The desire amongst Gen Z travelers to seek new experiences also leads to a stronger curiosity of growing concepts in marketing, such as cryptocurrency or the metaverse. In fact, Gen Z’s tendency to be more experimental could position the metaverse as a potentially exciting place to explore “dream” travel experiences.
“It’s unsurprising that a lot of different brands are already investing in advertising themselves in the online space,” said Stewart, “but the metaverse will be an interesting place to market destinations, as Gen Zs wouldn’t mind exploring places online that they’ve never visited. For example, younger people are very curious about certain hotel brands and would be able to see what the design and experience is like in the areas which were typically reserved for the paying guests. It’s an aspirational type of travel in its own sense.”
Awareness levels of the metaverse is currently highest among US and UK consumers, and this is particularly true for Gen Z consumers. As brands are increasingly investing in the metaverse, this will enable travelers to aspire, explore, and plan for a destination in detail.
This ties back to Gen Z’s generally low and skeptical attitude towards typical travel advertising. Nowadays, advertising requires an additional point of reassurance, and although recommendations from family and friends is the most powerful tool of influence to go to a destination, reviews found on social media are critical in Gen Z’s final decision-making.

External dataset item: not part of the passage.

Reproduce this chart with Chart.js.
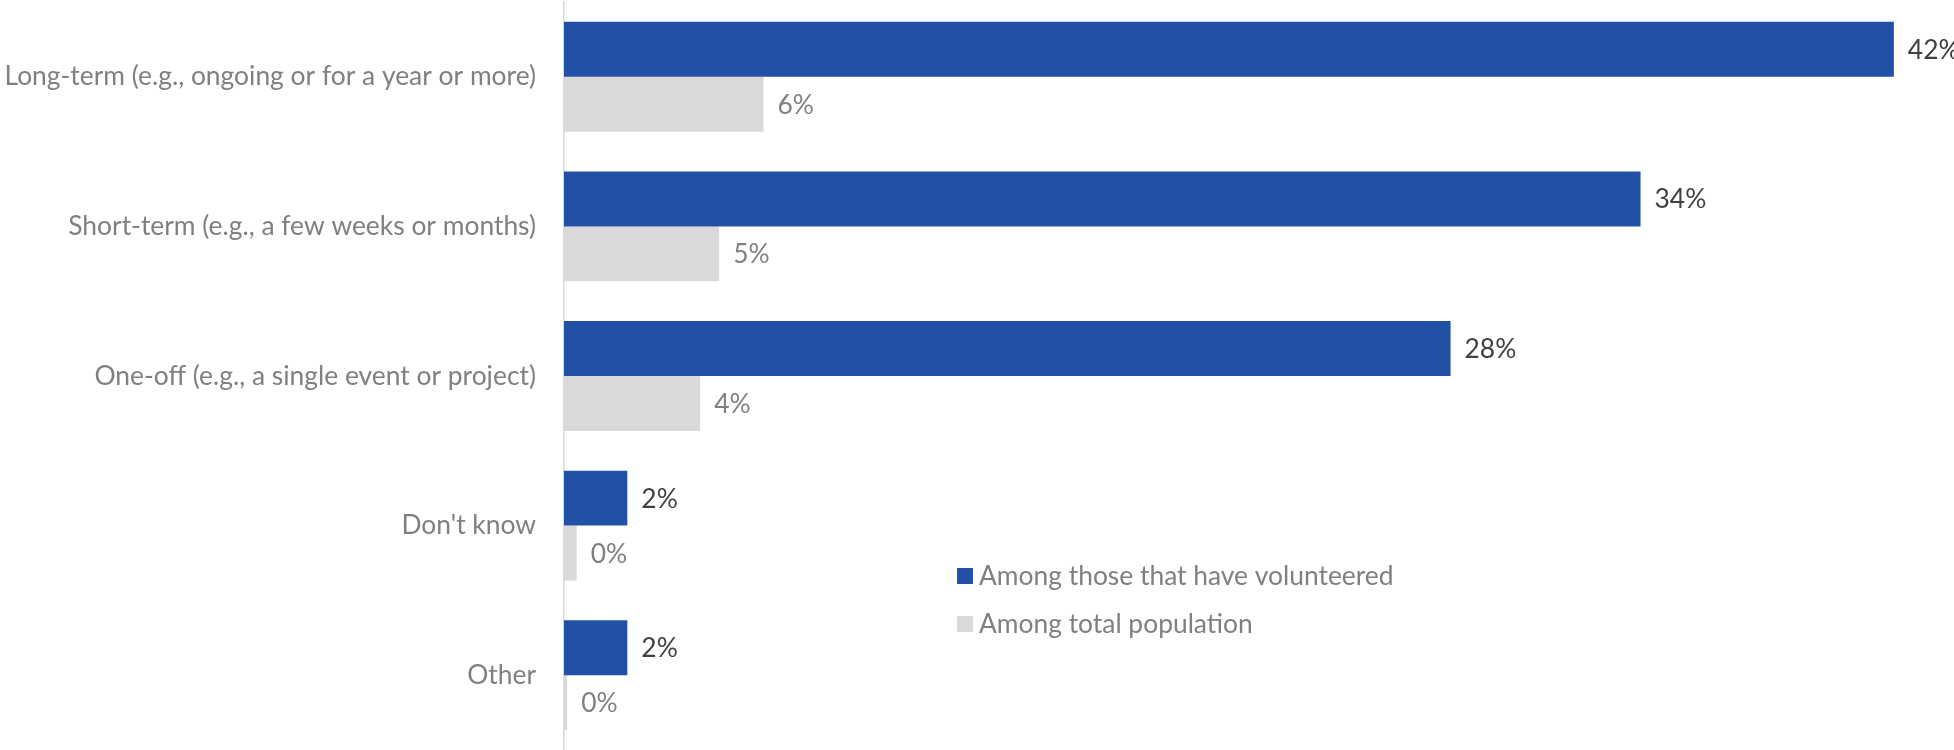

“That is where social media is at now, perhaps less of an inspiration and more to verify that what’s been advertised to them is accurate and will match their expectations once they arrive,” said Stewart. “Many Gen Zs might find a hotel online or through an (online travel agency) OTA, but they will then go and verify whether people who stayed in the hotel enjoyed their experience, looking for that verification on Tiktok or Instagram, rather than a travel review website.”
Because Gen Z is the first generation to have 24/7 access to the internet and digital connectivity since birth, they see the physical and digital worlds as a seamless continuum of experiences. Despite 63 percent of global Gen Zs worrying about how long they spend on social media, they still acknowledge their deeper connection and reliance on social media, which in turn affects their expectations around the desire for seamless connectivity at home and whilst traveling.
In addition, as a hyperconnected generation, global Gen Zs are more likely to be aware of new and emerging events. Therefore, sharing their new social experiences and adventures with their peers is a high priority, especially if they feel like they’ve discovered things first, as they often desire to feel like they are ahead of the curve in knowing trends.